I'm new to GTD. Just read the book over the weekend, and spent today collecting and beginning to process.

There is still something I don't understand about next actions. Let's say I have a list of 50 projects, and I go through each one and decide what the next physical action is... am I going to end up with a list of 50 actions, work through those, then generate 50 more?

Would I be kind of spinning my wheels as I rotate through all 50 projects, rather than focusing on one, and doing more actions on that one?

Or am I missing something? When I list NAs, should I list all the NAs I can do on a specific project?

Thanks for the help,

Matt

paperandglue's picture

You can have as many...

stevecooper wrote:
You can have as many NAs as you want for any project. If you don't have a NA for a project, though, you either need to choose one, or be happy that your project isn't going to progress. If that's the case, you could move it onto your someday/maybe list.

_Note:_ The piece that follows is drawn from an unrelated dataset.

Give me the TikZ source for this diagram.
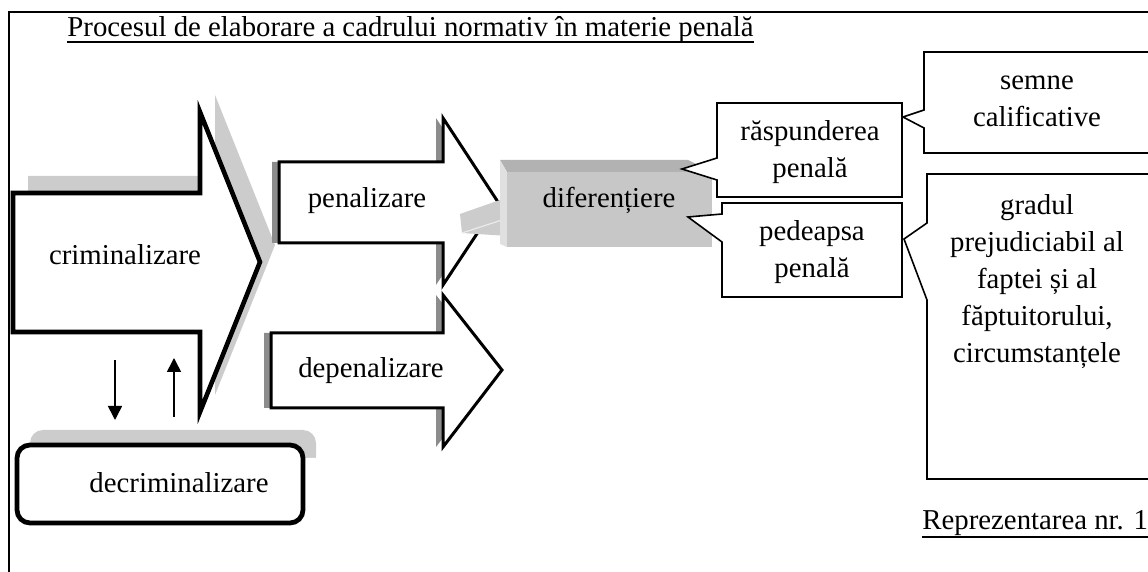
\documentclass[tikz,border=0pt]{standalone}
\usepackage{fontspec}
\setmainfont{Liberation Serif}
\usetikzlibrary{arrows.meta}

\tikzset{
  lbl/.style={font=\fontsize{14.4}{18.5}\selectfont, inner sep=0pt, align=center},
  shadelight/.style={fill=black!20},
  shadedark/.style={fill=black!45},
  boldarrow/.style={draw=black, fill=white, line width=2.3pt, line join=miter},
  midarrow/.style={draw=black, fill=white, line width=1.5pt, line join=miter},
  bubble/.style={draw=black, fill=white, line width=0.8pt},
  flow/.style={-{Triangle[length=7pt,width=7pt]}, line width=0.8pt},
}

\begin{document}
\begin{tikzpicture}[x=0.5pt, y=-0.5pt]
  \useasboundingbox (0,0) rectangle (1148,572);
  % criminalizare, with its shadow up right
  \fill[shadelight, shift={(15,-17)}] (13,193) -- (200,193) -- (200,112) -- (260,262) -- (200,412) -- (200,332) -- (13,332) -- cycle;
  \filldraw[boldarrow] (13,193) -- (200,193) -- (200,112) -- (260,262) -- (200,412) -- (200,332) -- (13,332) -- cycle;
  % penalizare / depenalizare, shadow to the left
  \foreach \yt/\ya/\yb/\yc/\yd/\xl/\xt in {118/162/202/243/285/279/498, 295/333/370/408/447/271/502} {
    \fill[shadedark, shift={(-7,0)}] (\xl,\ya) -- (443,\ya) -- (443,\yt) -- (\xt,\yb) -- (443,\yd) -- (443,\yc) -- (\xl,\yc) -- cycle;
    \filldraw[midarrow] (\xl,\ya) -- (443,\ya) -- (443,\yt) -- (\xt,\yb) -- (443,\yd) -- (443,\yc) -- (\xl,\yc) -- cycle;
  }
  % decriminalizare box
  \fill[shadelight, rounded corners=6.5pt, shift={(13,-15)}] (17,445) rectangle (303,523);
  \fill[white] (300,458) -- (322,458) -- (322,512) -- (300,520) -- cycle;
  \draw[line width=2.4pt, fill=white, rounded corners=6.5pt] (17,445) rectangle (303,523);
  % diferentiere block
  \fill[black!20] (460,214) -- (500,200) -- (508,201) -- (508,236) -- (462,233) -- cycle;
  \draw[black!8, line width=0.6pt] (462,233) -- (508,218);
  \fill[black!30] (500,160) -- (688,160) -- (712,172) -- (507,172) -- cycle;
  \fill[black!12] (500,160) -- (507,172) -- (507,247) -- (500,244) -- cycle;
  \fill[black!22] (507,172) rectangle (712,247);
  % callouts
  \filldraw[bubble] (717,103) -- (902,103) -- (902,197) -- (717,197) -- (717,180) -- (682,169) -- (717,158) -- cycle;
  \filldraw[bubble] (722,203) -- (902,203) -- (902,297) -- (722,297) -- (722,242) -- (688,217) -- (722,214) -- cycle;
  \fill[white] (1148,52) -- (924,52) -- (924,110) -- (903,117) -- (924,128) -- (924,153) -- (1148,153);
  \draw[line width=0.8pt] (1148,52) -- (924,52) -- (924,110) -- (903,117) -- (924,128) -- (924,153) -- (1148,153);
  \draw[line width=0.8pt] (1148,174) -- (927,174) -- (927,223) -- (904,239) -- (927,300) -- (927,479) -- (1148,479);
  % frame
  \draw[line width=0.8pt] (9,572) -- (9,12) -- (1148,12);

  \node[lbl, anchor=base west] (title) at (67,37) {Procesul de elaborare a cadrului normativ în materie penală};
  \draw[line width=0.6pt] ([yshift=-2.5pt]title.base west) -- ([yshift=-2.5pt]title.base east);
  \node[lbl, anchor=base] (crim) at (125,265) {criminalizare};
  \node[lbl, anchor=base] (decrim) at (179,493) {decriminalizare};
  \node[lbl, anchor=base] (pen) at (367,208) {penalizare};
  \node[lbl, anchor=base] (depen) at (371,378) {depenalizare};
  \node[lbl, anchor=base] (dif) at (609,208) {diferențiere};
  \node[lbl] (resp) at (810,152) {răspunderea\\penală};
  \node[lbl] (ped) at (812,252) {pedeapsa\\penală};
  \node[lbl] (semne) at (1037,101) {semne\\calificative};
  \node[lbl] (grad) at (1037,282) {gradul\\prejudiciabil al\\faptei și al\\făptuitorului,\\circumstanțele};
  \node[lbl, anchor=base west] (repr) at (922,530) {Reprezentarea nr. 1};
  \draw[line width=0.6pt] ([yshift=-3.5pt]repr.base west) -- ([yshift=-3.5pt]repr.base east);

  % links between criminalizare and decriminalizare
  \coordinate (down1) at (115,360);
  \coordinate (down2) at (115,420);
  \coordinate (up1) at (174,417);
  \coordinate (up2) at (174,358);
  \draw[flow] (down1) -- (down2);
  \draw[flow] (up1) -- (up2);
\end{tikzpicture}
\end{document}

So your projects relate to NAs like this;

Active Projects
  Project 1
    NA 1.1 @WORK
    NA 1.2 @HOME
  Project 2
   NA 2.1 @WORK
Someday/maybe
  Project 3
    <no NAs>

That generates you two context lists;

@WORK
  NA 1.1
  NA 2.1
@HOME 
  NA 1.2

Those lists make a lot of sense to me, but I have one question: is it OK to have more than one next action listed at a time in your NA lists? (as the @WORK example implies.)